Written request:
Without the pictures, return all of the material exactly as written.

Extracted material:
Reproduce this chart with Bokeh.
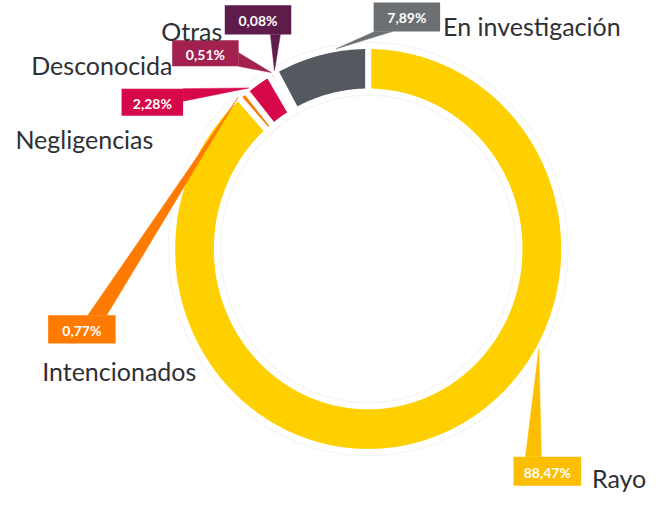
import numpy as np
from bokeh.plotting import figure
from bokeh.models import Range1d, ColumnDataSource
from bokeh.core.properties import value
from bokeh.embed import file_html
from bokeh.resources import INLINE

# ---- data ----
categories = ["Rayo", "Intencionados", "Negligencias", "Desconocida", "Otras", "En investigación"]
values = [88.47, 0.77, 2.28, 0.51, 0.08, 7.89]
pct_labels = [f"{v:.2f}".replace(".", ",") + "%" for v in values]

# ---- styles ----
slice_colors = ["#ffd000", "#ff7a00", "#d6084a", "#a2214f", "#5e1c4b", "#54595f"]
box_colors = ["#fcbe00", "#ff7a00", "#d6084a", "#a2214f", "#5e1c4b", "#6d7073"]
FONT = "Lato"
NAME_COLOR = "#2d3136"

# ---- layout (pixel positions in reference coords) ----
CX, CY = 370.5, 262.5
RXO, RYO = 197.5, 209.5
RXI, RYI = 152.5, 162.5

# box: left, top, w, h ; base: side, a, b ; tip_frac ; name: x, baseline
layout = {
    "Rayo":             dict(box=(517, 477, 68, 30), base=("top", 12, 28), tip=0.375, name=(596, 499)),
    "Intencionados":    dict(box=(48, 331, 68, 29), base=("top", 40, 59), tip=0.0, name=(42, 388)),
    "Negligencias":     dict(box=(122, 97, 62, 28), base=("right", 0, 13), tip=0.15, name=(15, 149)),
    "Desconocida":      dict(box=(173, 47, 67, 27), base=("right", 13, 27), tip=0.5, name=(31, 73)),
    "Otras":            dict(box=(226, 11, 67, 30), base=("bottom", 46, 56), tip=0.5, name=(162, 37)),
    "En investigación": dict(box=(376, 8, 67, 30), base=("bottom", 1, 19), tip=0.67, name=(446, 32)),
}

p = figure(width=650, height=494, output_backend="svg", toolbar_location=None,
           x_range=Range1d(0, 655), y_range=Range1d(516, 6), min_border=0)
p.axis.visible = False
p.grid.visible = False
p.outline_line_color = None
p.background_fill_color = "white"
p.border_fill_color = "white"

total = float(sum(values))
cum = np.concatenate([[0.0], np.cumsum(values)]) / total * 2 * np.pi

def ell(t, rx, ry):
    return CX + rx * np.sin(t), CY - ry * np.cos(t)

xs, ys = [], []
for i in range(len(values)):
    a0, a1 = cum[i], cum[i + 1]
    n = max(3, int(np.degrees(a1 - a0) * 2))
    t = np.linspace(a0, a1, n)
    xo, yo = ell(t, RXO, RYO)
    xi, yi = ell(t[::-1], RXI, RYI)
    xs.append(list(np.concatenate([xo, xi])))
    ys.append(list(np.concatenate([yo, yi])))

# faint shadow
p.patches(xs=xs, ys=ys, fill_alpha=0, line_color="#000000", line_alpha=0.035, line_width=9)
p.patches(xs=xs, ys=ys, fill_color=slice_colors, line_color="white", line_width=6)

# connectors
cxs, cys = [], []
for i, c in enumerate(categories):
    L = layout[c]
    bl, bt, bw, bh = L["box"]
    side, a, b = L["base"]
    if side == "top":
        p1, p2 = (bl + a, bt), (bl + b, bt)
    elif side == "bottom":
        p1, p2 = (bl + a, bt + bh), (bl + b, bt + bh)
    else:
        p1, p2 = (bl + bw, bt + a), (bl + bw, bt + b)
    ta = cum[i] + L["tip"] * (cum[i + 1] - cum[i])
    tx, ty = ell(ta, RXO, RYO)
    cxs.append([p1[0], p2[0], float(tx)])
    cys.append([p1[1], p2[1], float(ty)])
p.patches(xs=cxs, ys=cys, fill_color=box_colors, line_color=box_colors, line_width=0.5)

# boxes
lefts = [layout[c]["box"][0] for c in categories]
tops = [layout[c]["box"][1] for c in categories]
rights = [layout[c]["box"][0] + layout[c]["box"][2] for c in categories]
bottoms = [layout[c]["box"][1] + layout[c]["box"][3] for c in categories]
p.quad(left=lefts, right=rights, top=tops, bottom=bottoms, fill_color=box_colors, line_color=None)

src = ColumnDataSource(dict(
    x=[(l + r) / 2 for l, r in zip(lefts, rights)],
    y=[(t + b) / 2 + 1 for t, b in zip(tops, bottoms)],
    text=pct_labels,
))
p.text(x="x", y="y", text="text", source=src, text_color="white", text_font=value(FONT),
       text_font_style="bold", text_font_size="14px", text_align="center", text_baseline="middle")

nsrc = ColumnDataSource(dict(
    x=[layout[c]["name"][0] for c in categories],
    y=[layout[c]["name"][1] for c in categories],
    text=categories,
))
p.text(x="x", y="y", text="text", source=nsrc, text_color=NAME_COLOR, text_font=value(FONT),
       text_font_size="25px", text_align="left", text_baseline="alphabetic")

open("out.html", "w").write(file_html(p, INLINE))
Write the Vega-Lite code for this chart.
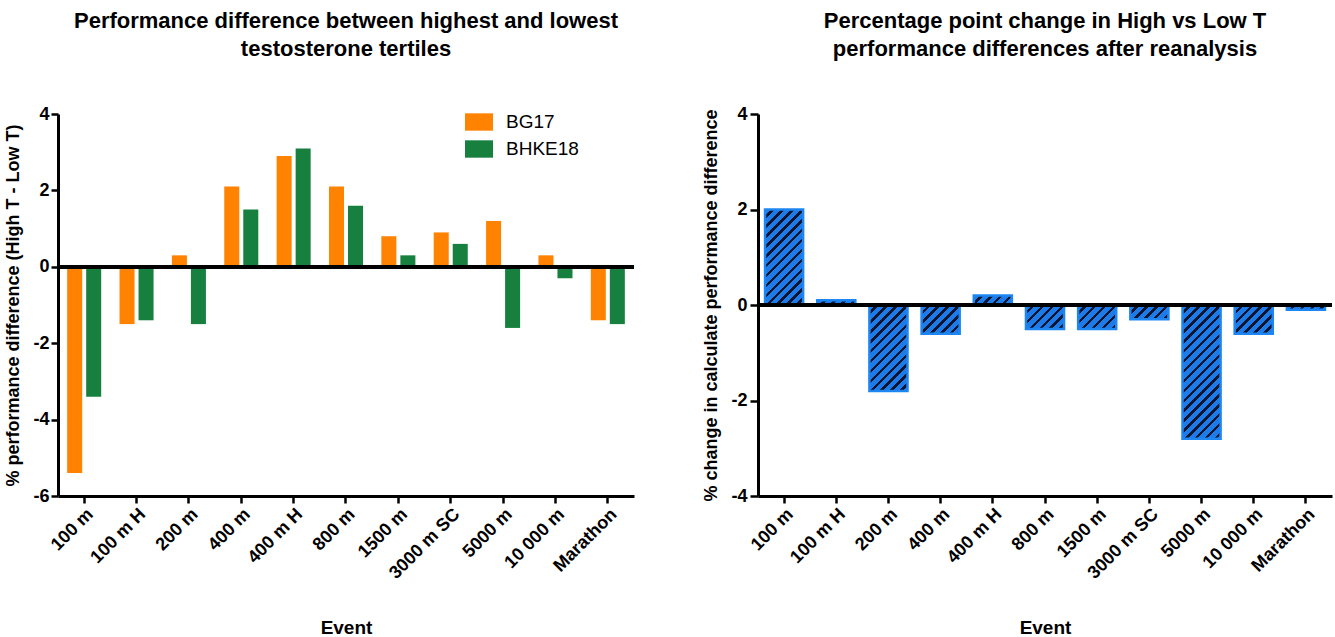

Task response:
Reproduce this chart with Bokeh.
import numpy as np
from bokeh.plotting import figure
from bokeh.models import Range1d, ColumnDataSource
from bokeh.core.properties import value
from bokeh.embed import file_html
from bokeh.resources import INLINE

# ---- data ----
categories = ["Rayo", "Intencionados", "Negligencias", "Desconocida", "Otras", "En investigación"]
values = [88.47, 0.77, 2.28, 0.51, 0.08, 7.89]
pct_labels = [f"{v:.2f}".replace(".", ",") + "%" for v in values]

# ---- styles ----
slice_colors = ["#ffd000", "#ff7a00", "#d6084a", "#a2214f", "#5e1c4b", "#54595f"]
box_colors = ["#fcbe00", "#ff7a00", "#d6084a", "#a2214f", "#5e1c4b", "#6d7073"]
FONT = "Lato"
NAME_COLOR = "#2d3136"

# ---- layout (pixel positions in reference coords) ----
CX, CY = 370.5, 262.5
RXO, RYO = 197.5, 209.5
RXI, RYI = 152.5, 162.5

# box: left, top, w, h ; base: side, a, b ; tip_frac ; name: x, baseline
layout = {
    "Rayo":             dict(box=(517, 477, 68, 30), base=("top", 12, 28), tip=0.375, name=(596, 499)),
    "Intencionados":    dict(box=(48, 331, 68, 29), base=("top", 40, 59), tip=0.0, name=(42, 388)),
    "Negligencias":     dict(box=(122, 97, 62, 28), base=("right", 0, 13), tip=0.15, name=(15, 149)),
    "Desconocida":      dict(box=(173, 47, 67, 27), base=("right", 13, 27), tip=0.5, name=(31, 73)),
    "Otras":            dict(box=(226, 11, 67, 30), base=("bottom", 46, 56), tip=0.5, name=(162, 37)),
    "En investigación": dict(box=(376, 8, 67, 30), base=("bottom", 1, 19), tip=0.67, name=(446, 32)),
}

p = figure(width=650, height=494, output_backend="svg", toolbar_location=None,
           x_range=Range1d(0, 655), y_range=Range1d(516, 6), min_border=0)
p.axis.visible = False
p.grid.visible = False
p.outline_line_color = None
p.background_fill_color = "white"
p.border_fill_color = "white"

total = float(sum(values))
cum = np.concatenate([[0.0], np.cumsum(values)]) / total * 2 * np.pi

def ell(t, rx, ry):
    return CX + rx * np.sin(t), CY - ry * np.cos(t)

xs, ys = [], []
for i in range(len(values)):
    a0, a1 = cum[i], cum[i + 1]
    n = max(3, int(np.degrees(a1 - a0) * 2))
    t = np.linspace(a0, a1, n)
    xo, yo = ell(t, RXO, RYO)
    xi, yi = ell(t[::-1], RXI, RYI)
    xs.append(list(np.concatenate([xo, xi])))
    ys.append(list(np.concatenate([yo, yi])))

# faint shadow
p.patches(xs=xs, ys=ys, fill_alpha=0, line_color="#000000", line_alpha=0.035, line_width=9)
p.patches(xs=xs, ys=ys, fill_color=slice_colors, line_color="white", line_width=6)

# connectors
cxs, cys = [], []
for i, c in enumerate(categories):
    L = layout[c]
    bl, bt, bw, bh = L["box"]
    side, a, b = L["base"]
    if side == "top":
        p1, p2 = (bl + a, bt), (bl + b, bt)
    elif side == "bottom":
        p1, p2 = (bl + a, bt + bh), (bl + b, bt + bh)
    else:
        p1, p2 = (bl + bw, bt + a), (bl + bw, bt + b)
    ta = cum[i] + L["tip"] * (cum[i + 1] - cum[i])
    tx, ty = ell(ta, RXO, RYO)
    cxs.append([p1[0], p2[0], float(tx)])
    cys.append([p1[1], p2[1], float(ty)])
p.patches(xs=cxs, ys=cys, fill_color=box_colors, line_color=box_colors, line_width=0.5)

# boxes
lefts = [layout[c]["box"][0] for c in categories]
tops = [layout[c]["box"][1] for c in categories]
rights = [layout[c]["box"][0] + layout[c]["box"][2] for c in categories]
bottoms = [layout[c]["box"][1] + layout[c]["box"][3] for c in categories]
p.quad(left=lefts, right=rights, top=tops, bottom=bottoms, fill_color=box_colors, line_color=None)

src = ColumnDataSource(dict(
    x=[(l + r) / 2 for l, r in zip(lefts, rights)],
    y=[(t + b) / 2 + 1 for t, b in zip(tops, bottoms)],
    text=pct_labels,
))
p.text(x="x", y="y", text="text", source=src, text_color="white", text_font=value(FONT),
       text_font_style="bold", text_font_size="14px", text_align="center", text_baseline="middle")

nsrc = ColumnDataSource(dict(
    x=[layout[c]["name"][0] for c in categories],
    y=[layout[c]["name"][1] for c in categories],
    text=categories,
))
p.text(x="x", y="y", text="text", source=nsrc, text_color=NAME_COLOR, text_font=value(FONT),
       text_font_size="25px", text_align="left", text_baseline="alphabetic")

open("out.html", "w").write(file_html(p, INLINE))
Write the Vega-Lite code for this chart.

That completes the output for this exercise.